▶ Given exercise:
What lies from the line containing "Output the LaTeX" through the line containing "(cjoin) -| (onlychemo.north);"? Print exactly those lines, with both ends, and no others.

▶ Data shown:
>> start

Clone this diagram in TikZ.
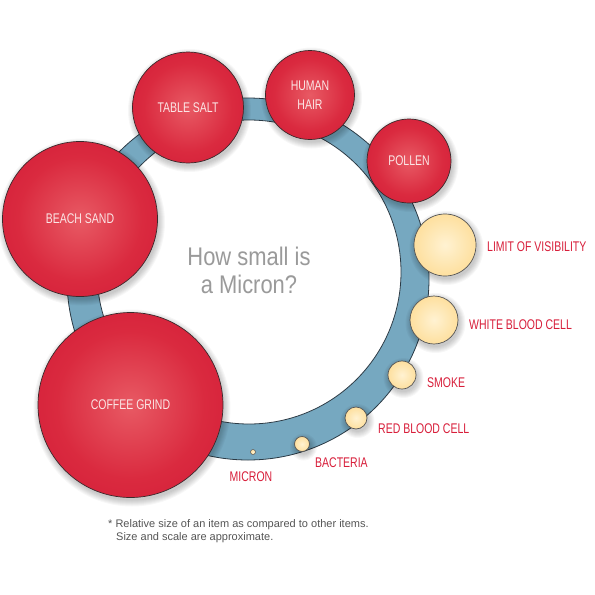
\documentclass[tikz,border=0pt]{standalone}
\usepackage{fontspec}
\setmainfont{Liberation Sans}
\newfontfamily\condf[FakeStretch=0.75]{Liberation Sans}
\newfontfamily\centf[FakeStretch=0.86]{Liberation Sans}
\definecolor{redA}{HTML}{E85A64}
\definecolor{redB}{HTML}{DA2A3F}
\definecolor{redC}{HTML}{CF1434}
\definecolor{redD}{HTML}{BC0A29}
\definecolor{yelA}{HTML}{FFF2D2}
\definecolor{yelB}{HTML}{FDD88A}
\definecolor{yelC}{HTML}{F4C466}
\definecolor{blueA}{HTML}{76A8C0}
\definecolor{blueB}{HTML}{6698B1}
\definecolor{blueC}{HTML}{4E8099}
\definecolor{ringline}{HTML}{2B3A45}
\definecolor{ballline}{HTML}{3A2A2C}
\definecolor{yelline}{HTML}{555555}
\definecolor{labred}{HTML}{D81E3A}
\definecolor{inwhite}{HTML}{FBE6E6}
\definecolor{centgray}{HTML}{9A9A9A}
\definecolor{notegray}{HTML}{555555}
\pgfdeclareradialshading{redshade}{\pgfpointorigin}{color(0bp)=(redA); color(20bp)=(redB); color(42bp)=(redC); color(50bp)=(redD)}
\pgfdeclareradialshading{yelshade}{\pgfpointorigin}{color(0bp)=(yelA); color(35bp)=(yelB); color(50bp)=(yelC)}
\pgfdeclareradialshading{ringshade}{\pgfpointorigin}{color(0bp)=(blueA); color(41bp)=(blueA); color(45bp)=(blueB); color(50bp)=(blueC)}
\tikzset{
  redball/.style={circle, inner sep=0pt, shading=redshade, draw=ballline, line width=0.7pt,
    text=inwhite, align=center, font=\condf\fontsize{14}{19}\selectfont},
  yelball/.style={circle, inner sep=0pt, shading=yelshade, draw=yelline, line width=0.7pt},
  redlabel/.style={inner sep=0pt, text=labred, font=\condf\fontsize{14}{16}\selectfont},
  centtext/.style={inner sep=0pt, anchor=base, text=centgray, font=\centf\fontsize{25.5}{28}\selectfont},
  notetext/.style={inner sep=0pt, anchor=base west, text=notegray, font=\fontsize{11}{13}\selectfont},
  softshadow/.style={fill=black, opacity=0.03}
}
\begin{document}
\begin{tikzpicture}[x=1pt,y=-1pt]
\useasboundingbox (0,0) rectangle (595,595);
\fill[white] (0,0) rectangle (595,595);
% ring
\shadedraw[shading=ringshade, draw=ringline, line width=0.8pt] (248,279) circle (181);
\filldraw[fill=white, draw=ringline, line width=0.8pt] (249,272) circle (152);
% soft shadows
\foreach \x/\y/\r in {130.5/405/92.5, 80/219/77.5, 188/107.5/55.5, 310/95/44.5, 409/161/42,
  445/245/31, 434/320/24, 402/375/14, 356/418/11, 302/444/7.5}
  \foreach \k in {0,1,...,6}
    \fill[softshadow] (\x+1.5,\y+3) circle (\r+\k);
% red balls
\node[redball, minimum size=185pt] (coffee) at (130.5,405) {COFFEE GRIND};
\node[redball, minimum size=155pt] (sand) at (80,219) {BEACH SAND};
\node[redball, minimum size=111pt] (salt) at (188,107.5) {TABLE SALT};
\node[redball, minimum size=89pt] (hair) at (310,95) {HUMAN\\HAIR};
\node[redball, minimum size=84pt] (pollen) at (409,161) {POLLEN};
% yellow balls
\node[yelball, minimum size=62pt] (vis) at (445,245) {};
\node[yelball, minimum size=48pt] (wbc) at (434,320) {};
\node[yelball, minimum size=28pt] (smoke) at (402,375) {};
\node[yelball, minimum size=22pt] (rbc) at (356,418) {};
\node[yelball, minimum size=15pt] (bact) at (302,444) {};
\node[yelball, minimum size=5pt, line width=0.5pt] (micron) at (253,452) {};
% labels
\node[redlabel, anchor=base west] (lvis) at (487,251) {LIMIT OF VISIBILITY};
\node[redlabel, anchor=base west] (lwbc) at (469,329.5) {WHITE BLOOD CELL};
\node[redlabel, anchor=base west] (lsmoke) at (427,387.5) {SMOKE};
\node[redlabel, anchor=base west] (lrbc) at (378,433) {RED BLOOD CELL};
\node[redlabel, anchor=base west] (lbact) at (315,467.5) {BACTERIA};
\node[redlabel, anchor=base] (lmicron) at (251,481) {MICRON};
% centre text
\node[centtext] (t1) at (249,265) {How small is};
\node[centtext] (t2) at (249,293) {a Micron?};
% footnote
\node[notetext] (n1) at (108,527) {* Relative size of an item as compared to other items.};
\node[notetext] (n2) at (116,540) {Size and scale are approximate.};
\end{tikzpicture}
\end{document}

>> end
>> start

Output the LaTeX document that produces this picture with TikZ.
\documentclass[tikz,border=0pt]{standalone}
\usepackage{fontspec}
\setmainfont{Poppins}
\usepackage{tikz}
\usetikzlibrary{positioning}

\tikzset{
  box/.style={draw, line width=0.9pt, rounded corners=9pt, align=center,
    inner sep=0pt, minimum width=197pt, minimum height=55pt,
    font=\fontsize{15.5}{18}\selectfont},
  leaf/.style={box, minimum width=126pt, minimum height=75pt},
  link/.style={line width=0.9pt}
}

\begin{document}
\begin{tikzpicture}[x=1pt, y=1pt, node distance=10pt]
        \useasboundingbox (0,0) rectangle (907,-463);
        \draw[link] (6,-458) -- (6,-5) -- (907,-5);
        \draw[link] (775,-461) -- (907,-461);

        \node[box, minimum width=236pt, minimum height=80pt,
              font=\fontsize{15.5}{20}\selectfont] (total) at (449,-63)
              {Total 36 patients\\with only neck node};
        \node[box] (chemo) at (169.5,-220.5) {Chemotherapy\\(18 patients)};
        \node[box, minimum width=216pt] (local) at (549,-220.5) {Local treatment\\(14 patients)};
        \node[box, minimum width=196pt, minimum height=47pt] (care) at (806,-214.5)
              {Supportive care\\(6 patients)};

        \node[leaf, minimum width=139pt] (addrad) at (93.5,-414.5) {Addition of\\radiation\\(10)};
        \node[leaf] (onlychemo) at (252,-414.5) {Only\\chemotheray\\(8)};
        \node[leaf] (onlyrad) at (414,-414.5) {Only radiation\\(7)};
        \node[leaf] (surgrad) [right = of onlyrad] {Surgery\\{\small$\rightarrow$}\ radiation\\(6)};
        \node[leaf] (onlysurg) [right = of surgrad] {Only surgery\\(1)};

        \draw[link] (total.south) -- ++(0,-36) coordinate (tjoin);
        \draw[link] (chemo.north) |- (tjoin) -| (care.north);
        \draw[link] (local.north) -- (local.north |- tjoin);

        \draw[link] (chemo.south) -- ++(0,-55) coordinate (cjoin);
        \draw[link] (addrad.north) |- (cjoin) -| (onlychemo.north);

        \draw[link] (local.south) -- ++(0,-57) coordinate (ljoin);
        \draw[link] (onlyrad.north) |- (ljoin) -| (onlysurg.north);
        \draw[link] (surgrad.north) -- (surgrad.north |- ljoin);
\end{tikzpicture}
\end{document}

>> end
>> start

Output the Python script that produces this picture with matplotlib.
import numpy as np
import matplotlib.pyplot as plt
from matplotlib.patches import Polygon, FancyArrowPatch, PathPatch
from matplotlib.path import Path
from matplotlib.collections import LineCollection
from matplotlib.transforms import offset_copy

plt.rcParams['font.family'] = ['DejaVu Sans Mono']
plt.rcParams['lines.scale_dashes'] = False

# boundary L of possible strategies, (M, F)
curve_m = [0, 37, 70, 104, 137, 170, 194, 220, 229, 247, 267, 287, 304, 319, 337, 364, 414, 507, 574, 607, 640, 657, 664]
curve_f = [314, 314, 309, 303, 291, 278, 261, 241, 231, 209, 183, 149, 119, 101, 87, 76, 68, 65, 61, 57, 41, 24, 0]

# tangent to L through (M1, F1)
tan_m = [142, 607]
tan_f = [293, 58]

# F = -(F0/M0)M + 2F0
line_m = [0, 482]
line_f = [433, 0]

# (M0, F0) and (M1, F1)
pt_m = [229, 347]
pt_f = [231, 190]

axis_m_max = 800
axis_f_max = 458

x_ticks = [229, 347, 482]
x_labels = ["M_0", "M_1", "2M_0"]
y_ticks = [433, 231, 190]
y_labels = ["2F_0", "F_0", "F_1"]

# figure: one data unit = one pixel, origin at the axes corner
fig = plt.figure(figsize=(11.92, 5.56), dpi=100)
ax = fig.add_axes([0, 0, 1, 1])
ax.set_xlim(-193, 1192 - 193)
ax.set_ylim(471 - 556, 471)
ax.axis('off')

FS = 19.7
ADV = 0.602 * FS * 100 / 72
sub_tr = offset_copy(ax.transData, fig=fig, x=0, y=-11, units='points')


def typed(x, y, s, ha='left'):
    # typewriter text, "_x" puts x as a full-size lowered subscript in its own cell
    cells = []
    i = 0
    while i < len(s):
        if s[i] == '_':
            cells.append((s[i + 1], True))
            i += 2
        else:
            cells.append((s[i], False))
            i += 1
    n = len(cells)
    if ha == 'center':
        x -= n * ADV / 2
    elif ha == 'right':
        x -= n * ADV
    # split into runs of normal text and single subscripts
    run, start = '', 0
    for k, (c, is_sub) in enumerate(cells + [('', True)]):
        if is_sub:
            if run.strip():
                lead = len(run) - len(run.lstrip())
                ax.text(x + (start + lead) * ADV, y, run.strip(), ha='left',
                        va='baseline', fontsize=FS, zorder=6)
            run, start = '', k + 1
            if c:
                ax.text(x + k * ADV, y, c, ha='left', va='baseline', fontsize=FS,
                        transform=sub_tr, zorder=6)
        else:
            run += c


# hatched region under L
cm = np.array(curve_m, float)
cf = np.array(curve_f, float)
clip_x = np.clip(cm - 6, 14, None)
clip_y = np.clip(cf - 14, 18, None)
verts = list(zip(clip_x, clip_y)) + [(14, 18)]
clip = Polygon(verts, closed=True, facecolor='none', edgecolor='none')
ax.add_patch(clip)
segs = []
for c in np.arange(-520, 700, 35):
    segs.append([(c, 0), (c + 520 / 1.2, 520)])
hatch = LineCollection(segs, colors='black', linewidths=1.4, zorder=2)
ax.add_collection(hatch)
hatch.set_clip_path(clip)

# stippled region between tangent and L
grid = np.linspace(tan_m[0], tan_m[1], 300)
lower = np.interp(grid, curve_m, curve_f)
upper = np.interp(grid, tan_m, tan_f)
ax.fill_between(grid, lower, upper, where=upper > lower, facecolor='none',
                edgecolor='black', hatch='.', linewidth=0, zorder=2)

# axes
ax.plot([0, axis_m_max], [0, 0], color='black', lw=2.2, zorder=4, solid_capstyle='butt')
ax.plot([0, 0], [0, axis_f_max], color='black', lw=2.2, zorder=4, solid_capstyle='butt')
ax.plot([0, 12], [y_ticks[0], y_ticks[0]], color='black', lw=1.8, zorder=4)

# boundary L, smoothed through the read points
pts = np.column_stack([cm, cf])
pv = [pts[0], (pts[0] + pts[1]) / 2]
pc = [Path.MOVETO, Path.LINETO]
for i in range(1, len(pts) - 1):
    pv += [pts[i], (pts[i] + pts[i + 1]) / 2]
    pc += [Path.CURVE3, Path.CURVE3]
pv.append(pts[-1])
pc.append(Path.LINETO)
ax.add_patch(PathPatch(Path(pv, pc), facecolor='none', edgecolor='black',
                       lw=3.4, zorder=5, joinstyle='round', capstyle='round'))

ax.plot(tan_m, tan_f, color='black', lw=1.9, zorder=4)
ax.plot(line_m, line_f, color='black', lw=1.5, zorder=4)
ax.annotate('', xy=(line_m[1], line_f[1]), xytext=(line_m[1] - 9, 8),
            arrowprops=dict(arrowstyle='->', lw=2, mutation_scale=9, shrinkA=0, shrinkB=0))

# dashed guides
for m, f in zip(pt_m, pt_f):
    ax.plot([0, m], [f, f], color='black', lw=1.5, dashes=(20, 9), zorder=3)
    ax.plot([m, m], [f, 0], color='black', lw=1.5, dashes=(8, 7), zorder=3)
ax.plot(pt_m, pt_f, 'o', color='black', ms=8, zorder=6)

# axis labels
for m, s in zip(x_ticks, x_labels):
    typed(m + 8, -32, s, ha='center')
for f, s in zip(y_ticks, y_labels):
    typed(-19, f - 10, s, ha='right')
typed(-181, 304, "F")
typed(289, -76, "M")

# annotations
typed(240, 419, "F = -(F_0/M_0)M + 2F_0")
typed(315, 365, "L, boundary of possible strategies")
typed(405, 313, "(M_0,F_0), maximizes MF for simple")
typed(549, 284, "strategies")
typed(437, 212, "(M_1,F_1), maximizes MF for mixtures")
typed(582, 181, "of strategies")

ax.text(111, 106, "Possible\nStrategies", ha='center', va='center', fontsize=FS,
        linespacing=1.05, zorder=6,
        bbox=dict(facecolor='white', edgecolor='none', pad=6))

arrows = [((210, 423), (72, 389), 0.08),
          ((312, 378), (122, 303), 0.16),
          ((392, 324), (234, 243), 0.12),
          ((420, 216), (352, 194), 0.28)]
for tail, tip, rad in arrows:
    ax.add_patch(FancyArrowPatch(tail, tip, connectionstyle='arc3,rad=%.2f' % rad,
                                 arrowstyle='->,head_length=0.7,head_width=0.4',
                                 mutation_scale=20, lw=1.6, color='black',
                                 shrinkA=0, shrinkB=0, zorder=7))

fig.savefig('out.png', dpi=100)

>> end

▶ Written solution:
Output the LaTeX document that produces this picture with TikZ.
\documentclass[tikz,border=0pt]{standalone}
\usepackage{fontspec}
\setmainfont{Poppins}
\usepackage{tikz}
\usetikzlibrary{positioning}

\tikzset{
  box/.style={draw, line width=0.9pt, rounded corners=9pt, align=center,
    inner sep=0pt, minimum width=197pt, minimum height=55pt,
    font=\fontsize{15.5}{18}\selectfont},
  leaf/.style={box, minimum width=126pt, minimum height=75pt},
  link/.style={line width=0.9pt}
}

\begin{document}
\begin{tikzpicture}[x=1pt, y=1pt, node distance=10pt]
        \useasboundingbox (0,0) rectangle (907,-463);
        \draw[link] (6,-458) -- (6,-5) -- (907,-5);
        \draw[link] (775,-461) -- (907,-461);

        \node[box, minimum width=236pt, minimum height=80pt,
              font=\fontsize{15.5}{20}\selectfont] (total) at (449,-63)
              {Total 36 patients\\with only neck node};
        \node[box] (chemo) at (169.5,-220.5) {Chemotherapy\\(18 patients)};
        \node[box, minimum width=216pt] (local) at (549,-220.5) {Local treatment\\(14 patients)};
        \node[box, minimum width=196pt, minimum height=47pt] (care) at (806,-214.5)
              {Supportive care\\(6 patients)};

        \node[leaf, minimum width=139pt] (addrad) at (93.5,-414.5) {Addition of\\radiation\\(10)};
        \node[leaf] (onlychemo) at (252,-414.5) {Only\\chemotheray\\(8)};
        \node[leaf] (onlyrad) at (414,-414.5) {Only radiation\\(7)};
        \node[leaf] (surgrad) [right = of onlyrad] {Surgery\\{\small$\rightarrow$}\ radiation\\(6)};
        \node[leaf] (onlysurg) [right = of surgrad] {Only surgery\\(1)};

        \draw[link] (total.south) -- ++(0,-36) coordinate (tjoin);
        \draw[link] (chemo.north) |- (tjoin) -| (care.north);
        \draw[link] (local.north) -- (local.north |- tjoin);

        \draw[link] (chemo.south) -- ++(0,-55) coordinate (cjoin);
        \draw[link] (addrad.north) |- (cjoin) -| (onlychemo.north);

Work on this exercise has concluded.